From the listing below, copy word for word every line starting at the one that includes "Write the TikZ code for this diagram." and ending at the one that includes "(title) at (504,70)"; the pictures are omitted.
— Start Records supplied —
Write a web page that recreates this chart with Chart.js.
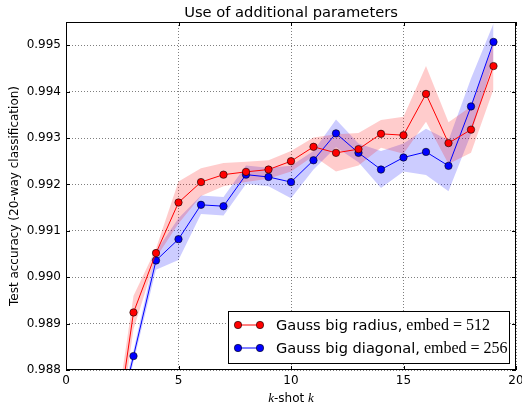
<!DOCTYPE html>
<html>
<head>
<meta charset="utf-8">
<script src="https://cdn.jsdelivr.net/npm/chart.js@4.4.1/dist/chart.umd.min.js"></script>
<style>
  html, body { margin: 0; padding: 0; background: #fff; }
  #wrap { width: 522px; height: 404px; }
</style>
</head>
<body>
<div id="wrap"><canvas id="chart" width="522" height="404"></canvas></div>
<script>
const kShots = [2, 3, 4, 5, 6, 7, 8, 9, 10, 11, 12, 13, 14, 15, 16, 17, 18, 19];
const radiusMean = [0.9859, 0.98924, 0.99052, 0.99161, 0.99205, 0.99221, 0.99227, 0.99232, 0.99250,
                    0.99281, 0.99268, 0.99276, 0.99309, 0.99306, 0.99395, 0.99289, 0.99318, 0.99455];
const radiusStd = [0.0004, 0.00036, 0.0001, 0.00045, 0.0003, 0.00025, 0.00022, 0.0002, 0.00022,
                   0.0002, 0.0004, 0.00035, 0.0003, 0.0004, 0.0006, 0.00045, 0.0005, 0.0005];
const diagMean = [0.9863, 0.98830, 0.99036, 0.99082, 0.99156, 0.99153, 0.99221, 0.99216, 0.99205,
                  0.99252, 0.99310, 0.99268, 0.99232, 0.99258, 0.99270, 0.99240, 0.99368, 0.99507];
const diagStd = [0.0002, 0.00012, 0.0002, 0.00045, 0.0002, 0.0002, 0.0002, 0.0002, 0.00035,
                 0.0002, 0.0003, 0.0002, 0.0004, 0.0003, 0.0005, 0.00055, 0.0006, 0.0004];

const xTicks = [0, 5, 10, 15, 20];
const yTicks = [0.988, 0.989, 0.990, 0.991, 0.992, 0.993, 0.994, 0.995];

const chartTitle = 'Use of additional parameters';
const yTitle = 'Test accuracy (20-way classification)';
const seriesNames = ['Gauss big radius,', 'Gauss big diagonal,'];
const seriesMath = ['embed = 512', 'embed = 256'];
const seriesColors = ['#ff0000', '#0000ff'];

const SANS = '"DejaVu Sans", sans-serif';
const SERIF = '"Liberation Serif", serif';
const MARKER_R = 3.7;

function points(values) {
    return kShots.map((k, i) => ({ x: k, y: values[i] }));
}
function band(mean, std, sign) {
    return kShots.map((k, i) => ({ x: k, y: mean[i] + sign * std[i] }));
}

function meanLine(label, values, color) {
    return {
        label: label,
        data: points(values),
        borderColor: color,
        borderWidth: 1,
        backgroundColor: color,
        pointRadius: MARKER_R,
        pointBorderColor: '#000',
        pointBorderWidth: 0.6,
        pointBackgroundColor: color,
        fill: false,
        tension: 0
    };
}
function bandEdge(values, fillColor, fillTarget) {
    return {
        data: values,
        borderWidth: 0,
        borderColor: 'rgba(0,0,0,0)',
        pointRadius: 0,
        backgroundColor: fillColor,
        fill: fillTarget,
        tension: 0
    };
}

// titles, frame, inward ticks and legend drawn on top
const decorations = {
    id: 'decorations',
    afterDraw(chart) {
        const ctx = chart.ctx;
        const a = chart.chartArea;
        const xs = chart.scales.x, ys = chart.scales.y;
        ctx.save();

        ctx.strokeStyle = '#000';
        ctx.lineWidth = 1;
        ctx.beginPath();
        xTicks.forEach(v => {
            const px = Math.round(xs.getPixelForValue(v)) + 0.5;
            ctx.moveTo(px, a.bottom); ctx.lineTo(px, a.bottom - 4);
            ctx.moveTo(px, a.top); ctx.lineTo(px, a.top + 4);
        });
        yTicks.forEach(v => {
            const py = Math.round(ys.getPixelForValue(v)) + 0.5;
            ctx.moveTo(a.left, py); ctx.lineTo(a.left + 4, py);
            ctx.moveTo(a.right, py); ctx.lineTo(a.right - 4, py);
        });
        ctx.stroke();
        ctx.strokeRect(a.left + 0.5, a.top + 0.5, a.right - a.left - 1, a.bottom - a.top - 1);

        ctx.fillStyle = '#000';
        ctx.textAlign = 'center';
        ctx.textBaseline = 'alphabetic';
        ctx.font = '14.7px ' + SANS;
        ctx.fillText(chartTitle, (a.left + a.right) / 2, 17);

        ctx.save();
        ctx.translate(15, (a.top + a.bottom) / 2);
        ctx.rotate(-Math.PI / 2);
        ctx.font = '12px ' + SANS;
        ctx.textBaseline = 'middle';
        ctx.fillText(yTitle, 0, 0);
        ctx.restore();

        // x title: italic k, "-shot ", italic k
        const parts = [
            { t: 'k', f: 'italic 13px ' + SERIF },
            { t: '-shot ', f: '12px ' + SANS },
            { t: 'k', f: 'italic 13px ' + SERIF }
        ];
        ctx.textAlign = 'left';
        let total = 0;
        parts.forEach(p => { ctx.font = p.f; p.w = ctx.measureText(p.t).width; total += p.w; });
        let tx = (a.left + a.right) / 2 - total / 2;
        parts.forEach(p => { ctx.font = p.f; ctx.fillText(p.t, tx, 402); tx += p.w; });

        // legend
        const box = { x: 228.5, y: 311.5, w: 281, h: 52 };
        ctx.fillStyle = '#fff';
        ctx.fillRect(box.x, box.y, box.w, box.h);
        ctx.strokeStyle = '#000';
        ctx.strokeRect(box.x, box.y, box.w, box.h);
        const rows = [325, 348];
        rows.forEach((ry, i) => {
            const c = seriesColors[i];
            ctx.strokeStyle = c;
            ctx.lineWidth = 1;
            ctx.beginPath();
            ctx.moveTo(238, ry); ctx.lineTo(260, ry);
            ctx.stroke();
            [238, 260].forEach(mx => {
                ctx.beginPath();
                ctx.arc(mx, ry, MARKER_R, 0, Math.PI * 2);
                ctx.fillStyle = c;
                ctx.fill();
                ctx.lineWidth = 0.6;
                ctx.strokeStyle = '#000';
                ctx.stroke();
            });
            ctx.fillStyle = '#000';
            ctx.font = '14.6px ' + SANS;
            ctx.fillText(seriesNames[i], 276, ry + 5);
            const w = ctx.measureText(seriesNames[i]).width + 4;
            ctx.font = '16px ' + SERIF;
            ctx.fillText(seriesMath[i], 276 + w, ry + 5);
        });

        ctx.restore();
    }
};

const ctx = document.getElementById('chart').getContext('2d');
const chart = new Chart(ctx, {
    type: 'line',
    data: {
        datasets: [
            meanLine('Gauss big radius', radiusMean, seriesColors[0]),
            meanLine('Gauss big diagonal', diagMean, seriesColors[1]),
            bandEdge(band(radiusMean, radiusStd, 1), 'rgba(255,0,0,0.2)', '+1'),
            bandEdge(band(radiusMean, radiusStd, -1), 'rgba(255,0,0,0.2)', false),
            bandEdge(band(diagMean, diagStd, 1), 'rgba(0,0,255,0.2)', '+1'),
            bandEdge(band(diagMean, diagStd, -1), 'rgba(0,0,255,0.2)', false)
        ]
    },
    options: {
        responsive: false,
        animation: false,
        events: [],
        layout: {
            padding: { left: 0, right: 6, top: 22, bottom: 0 }
        },
        plugins: {
            legend: { display: false },
            tooltip: { enabled: false },
            filler: { drawTime: 'beforeDatasetsDraw' }
        },
        scales: {
            x: {
                type: 'linear',
                min: 0,
                max: 20,
                afterBuildTicks: s => { s.ticks = xTicks.map(v => ({ value: v })); },
                afterFit: s => { s.height = 34; s.paddingLeft = 0; s.paddingRight = 0; },
                ticks: {
                    color: '#000',
                    font: { family: SANS, size: 12 },
                    padding: 4,
                    maxRotation: 0,
                    callback: v => String(v)
                },
                grid: { color: 'rgba(0,0,0,0.5)', lineWidth: 1, drawTicks: false },
                border: { display: false, dash: [1, 2] }
            },
            y: {
                type: 'linear',
                min: 0.988,
                max: 0.9955,
                afterBuildTicks: s => { s.ticks = yTicks.map(v => ({ value: v })); },
                afterFit: s => { s.width = 66; s.paddingTop = 0; s.paddingBottom = 0; },
                ticks: {
                    color: '#000',
                    font: { family: SANS, size: 12 },
                    padding: 5,
                    callback: v => Number(v).toFixed(3)
                },
                grid: { color: 'rgba(0,0,0,0.5)', lineWidth: 1, drawTicks: false },
                border: { display: false, dash: [1, 2] }
            }
        }
    },
    plugins: [decorations]
});
</script>
</body>
</html>
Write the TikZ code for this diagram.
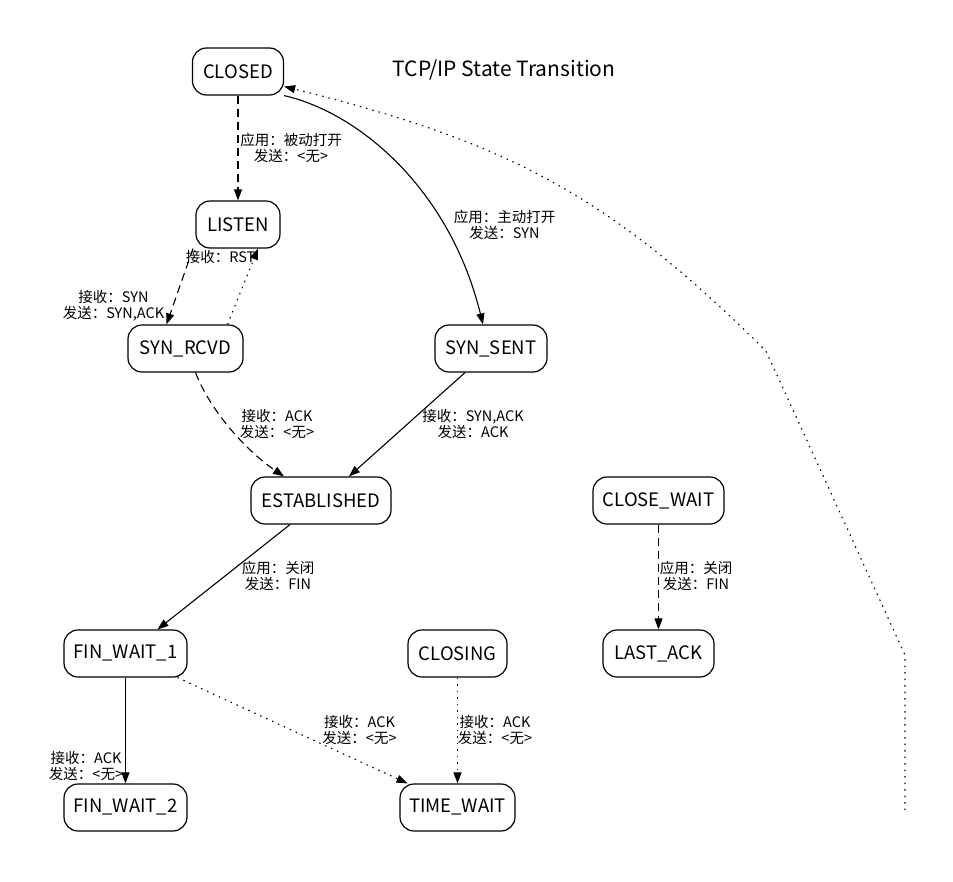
\documentclass[tikz,border=0pt]{standalone}
\usepackage{fontspec}
\setmainfont{Noto Sans CJK SC}
\usetikzlibrary{arrows.meta}
\begin{document}
\begin{tikzpicture}[x=1pt,y=-1pt,
  state/.style={draw, rounded corners=14pt, line width=1.2pt, minimum height=47pt, inner sep=0pt, font=\fontsize{18.5}{22}\selectfont},
  lbl/.style={font=\fontsize{14.5}{16}\selectfont, align=center, inner sep=0pt},
  arr/.style={-{Triangle[length=11pt,width=8pt]}, line width=1.1pt},
  dsh/.style={dash pattern=on 8pt off 5pt},
  dotline/.style={dash pattern=on 1.5pt off 5pt}]
\useasboundingbox (0,0) rectangle (953,881);

\node[font=\fontsize{21}{24}\selectfont] (title) at (504,70) {TCP/IP State Transition};

\node[state, minimum width=91pt]  (CLOSED)     at (238,71.5)  {CLOSED};
\node[state, minimum width=84pt]  (LISTEN)     at (238,224.5) {LISTEN};
\node[state, minimum width=115pt] (SYNRCVD)    at (185.5,348.5) {SYN\_RCVD};
\node[state, minimum width=112pt] (SYNSENT)    at (491,348.5) {SYN\_SENT};
\node[state, minimum width=140pt] (ESTAB)      at (321,500.5) {ESTABLISHED};
\node[state, minimum width=131pt] (CLOSEWAIT)  at (658.5,500.5) {CLOSE\_WAIT};
\node[state, minimum width=123pt] (FINWAIT1)   at (125.5,653.5) {FIN\_WAIT\_1};
\node[state, minimum width=99pt]  (CLOSING)    at (457.5,653.5) {CLOSING};
\node[state, minimum width=111pt] (LASTACK)    at (658.5,653.5) {LAST\_ACK};
\node[state, minimum width=123pt] (FINWAIT2)   at (125.5,807.5) {FIN\_WAIT\_2};
\node[state, minimum width=115pt] (TIMEWAIT)   at (457.5,807.5) {TIME\_WAIT};

\coordinate (loose) at (905,810);
\coordinate (bend1) at (905,655);
\coordinate (bend2) at (766,351);

% edges
\draw[arr, dsh] (CLOSED) -- (LISTEN);
\node[lbl] (l1) at (291,148) {应用：被动打开\\发送：<无>};

\draw[arr] (CLOSED.south east) .. controls (360,113) and (450,190) .. ([xshift=-8pt]SYNSENT.north);
\node[lbl] (l2) at (504.5,225) {应用：主动打开\\发送：SYN};

\draw[arr, dsh] ([xshift=-45pt]LISTEN.south) -- ([xshift=-19pt]SYNRCVD.north);
\node[lbl] (l3) at (113.5,306) {接收：SYN\\发送：SYN,ACK};

\draw[arr, dotline] ([xshift=42pt]SYNRCVD.north) -- ([xshift=20pt]LISTEN.south);
\node[lbl] (l4) at (220.5,257) {接收：RST};

\draw[arr, dsh] ([xshift=10pt]SYNRCVD.south) .. controls (210,410) and (245,450) .. ([xshift=-37pt]ESTAB.north);
\node[lbl] (l5) at (277,424) {接收：ACK\\发送：<无>};

\draw[arr] ([xshift=-26pt]SYNSENT.south) -- ([xshift=28pt]ESTAB.north);
\node[lbl] (l6) at (473,424) {接收：SYN,ACK\\发送：ACK};

\draw[arr] ([xshift=-31pt]ESTAB.south) -- ([xshift=32pt]FINWAIT1.north);
\node[lbl] (l7) at (278,576) {应用：关闭\\发送：FIN};

\draw[arr, dsh] (CLOSEWAIT) -- (LASTACK);
\node[lbl] (l8) at (696,576) {应用：关闭\\发送：FIN};

\draw[arr] (FINWAIT1) -- (FINWAIT2);
\node[lbl] (l9) at (86,766) {接收：ACK\\发送：<无>};

\draw[arr, dotline] ([xshift=52pt]FINWAIT1.south) -- ([xshift=-50pt]TIMEWAIT.north);
\node[lbl] (l10) at (359.5,730) {接收：ACK\\发送：<无>};

\draw[arr, dotline] (CLOSING) -- (TIMEWAIT);
\node[lbl] (l11) at (495,730) {接收：ACK\\发送：<无>};

\draw[arr, dotline] (loose) -- (bend1) -- (bend2) .. controls (608,194) and (507,142) .. ([yshift=-15pt]CLOSED.east);
\end{tikzpicture}
\end{document}
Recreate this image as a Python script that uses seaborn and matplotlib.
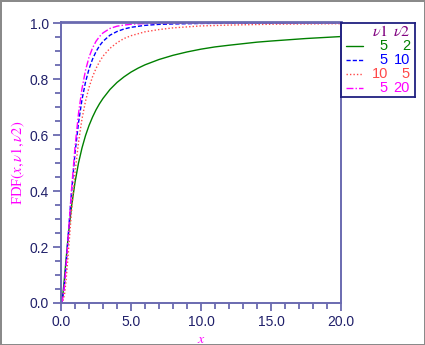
— End Records supplied —
__Full response__
Write the TikZ code for this diagram.
\documentclass[tikz,border=0pt]{standalone}
\usepackage{fontspec}
\setmainfont{Noto Sans CJK SC}
\usetikzlibrary{arrows.meta}
\begin{document}
\begin{tikzpicture}[x=1pt,y=-1pt,
  state/.style={draw, rounded corners=14pt, line width=1.2pt, minimum height=47pt, inner sep=0pt, font=\fontsize{18.5}{22}\selectfont},
  lbl/.style={font=\fontsize{14.5}{16}\selectfont, align=center, inner sep=0pt},
  arr/.style={-{Triangle[length=11pt,width=8pt]}, line width=1.1pt},
  dsh/.style={dash pattern=on 8pt off 5pt},
  dotline/.style={dash pattern=on 1.5pt off 5pt}]
\useasboundingbox (0,0) rectangle (953,881);

\node[font=\fontsize{21}{24}\selectfont] (title) at (504,70) {TCP/IP State Transition};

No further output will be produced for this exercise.